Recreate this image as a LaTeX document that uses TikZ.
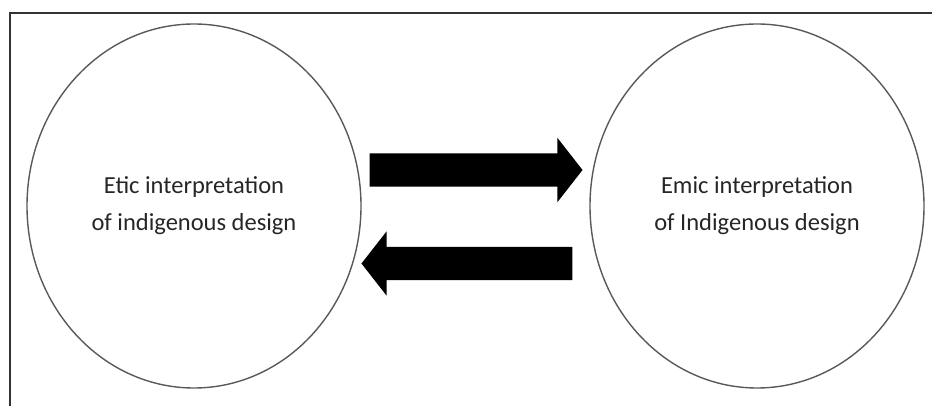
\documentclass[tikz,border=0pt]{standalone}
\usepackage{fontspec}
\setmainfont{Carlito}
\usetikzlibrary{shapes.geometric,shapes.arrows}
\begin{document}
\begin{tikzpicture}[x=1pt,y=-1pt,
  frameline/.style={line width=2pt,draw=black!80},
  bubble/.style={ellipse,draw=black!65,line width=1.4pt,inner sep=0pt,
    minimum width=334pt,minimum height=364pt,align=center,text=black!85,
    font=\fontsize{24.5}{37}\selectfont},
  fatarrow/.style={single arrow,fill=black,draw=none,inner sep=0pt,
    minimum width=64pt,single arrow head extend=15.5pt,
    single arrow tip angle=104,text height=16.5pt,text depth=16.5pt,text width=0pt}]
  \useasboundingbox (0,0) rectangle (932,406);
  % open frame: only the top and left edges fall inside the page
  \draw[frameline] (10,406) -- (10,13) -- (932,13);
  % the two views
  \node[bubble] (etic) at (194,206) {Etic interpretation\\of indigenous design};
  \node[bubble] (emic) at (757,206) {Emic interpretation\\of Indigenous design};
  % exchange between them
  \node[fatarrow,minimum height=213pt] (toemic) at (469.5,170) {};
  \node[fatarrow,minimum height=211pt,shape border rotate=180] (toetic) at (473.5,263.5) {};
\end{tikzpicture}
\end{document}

-*-*-

YOUR INSTRUCTIONS. Keep every word of the data as it is when you write it out, but drop the pictures.

WRITTEN SOLUTION.
Recreate this image as a LaTeX document that uses TikZ.
\documentclass[tikz,border=0pt]{standalone}
\usepackage{fontspec}
\setmainfont{Carlito}
\usetikzlibrary{shapes.geometric,shapes.arrows}
\begin{document}
\begin{tikzpicture}[x=1pt,y=-1pt,
  frameline/.style={line width=2pt,draw=black!80},
  bubble/.style={ellipse,draw=black!65,line width=1.4pt,inner sep=0pt,
    minimum width=334pt,minimum height=364pt,align=center,text=black!85,
    font=\fontsize{24.5}{37}\selectfont},
  fatarrow/.style={single arrow,fill=black,draw=none,inner sep=0pt,
    minimum width=64pt,single arrow head extend=15.5pt,
    single arrow tip angle=104,text height=16.5pt,text depth=16.5pt,text width=0pt}]
  \useasboundingbox (0,0) rectangle (932,406);
  % open frame: only the top and left edges fall inside the page
  \draw[frameline] (10,406) -- (10,13) -- (932,13);
  % the two views
  \node[bubble] (etic) at (194,206) {Etic interpretation\\of indigenous design};
  \node[bubble] (emic) at (757,206) {Emic interpretation\\of Indigenous design};
  % exchange between them
  \node[fatarrow,minimum height=213pt] (toemic) at (469.5,170) {};
  \node[fatarrow,minimum height=211pt,shape border rotate=180] (toetic) at (473.5,263.5) {};
\end{tikzpicture}
\end{document}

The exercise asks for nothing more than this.